The Local Church is Not Olive Garden
"When you're here, you're family" is not the good news you think it is.
I don’t know that church hurt is the #1 issue in the evangelical world today, but I do know that among those who have suffered church hurt, it tends to be. There’s a dynamic I’ve noticed where people who have been hurt by a fellow church member, a pastor, or an Christian institution can seemingly refract all of their future experiences through that lens.
(Before anyone objects, I am not referring to people who have been sexually abused. That is not the topic of this post. The topic of this post is the more ordinary but still traumatic experience of relational rupture between a person and others connected to some kind of church unit.)
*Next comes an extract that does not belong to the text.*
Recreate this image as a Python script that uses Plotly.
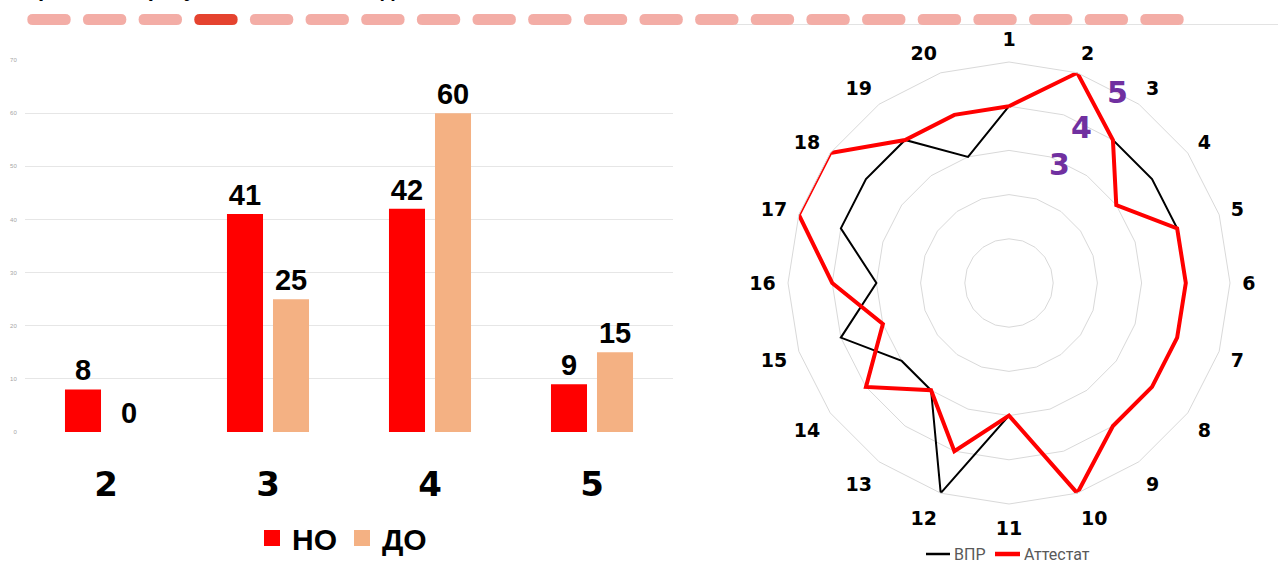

Now, here’s the thing: I feel very hesitant about analyzing this tendency because, frankly, my experience with church hurt is quite mild compared to what many others go through. But it does seem legitimate to observe that an experience of church hurt that seemingly colonizes a person’s emotions, paralyzes their ability to move forward, and undermines their faith in the gospel, is something that is so horrible that it merits careful reflection on how to prevent it. Now usually, a paragraph like that would signal a piece of writing that seeks to rebuke and correct evangelical churches for the various ways they are complicit in church hurt, whether through purity culture, political idolatry, gender insensitivity, etc etc etc. Acknowledging that such writing has a place, I would like to offer a different kind of meditation of church hurt prevention. I would like to submit instead that one thing that individual Christians and churches can do to prevent this kind of church hurt is to manage expectations.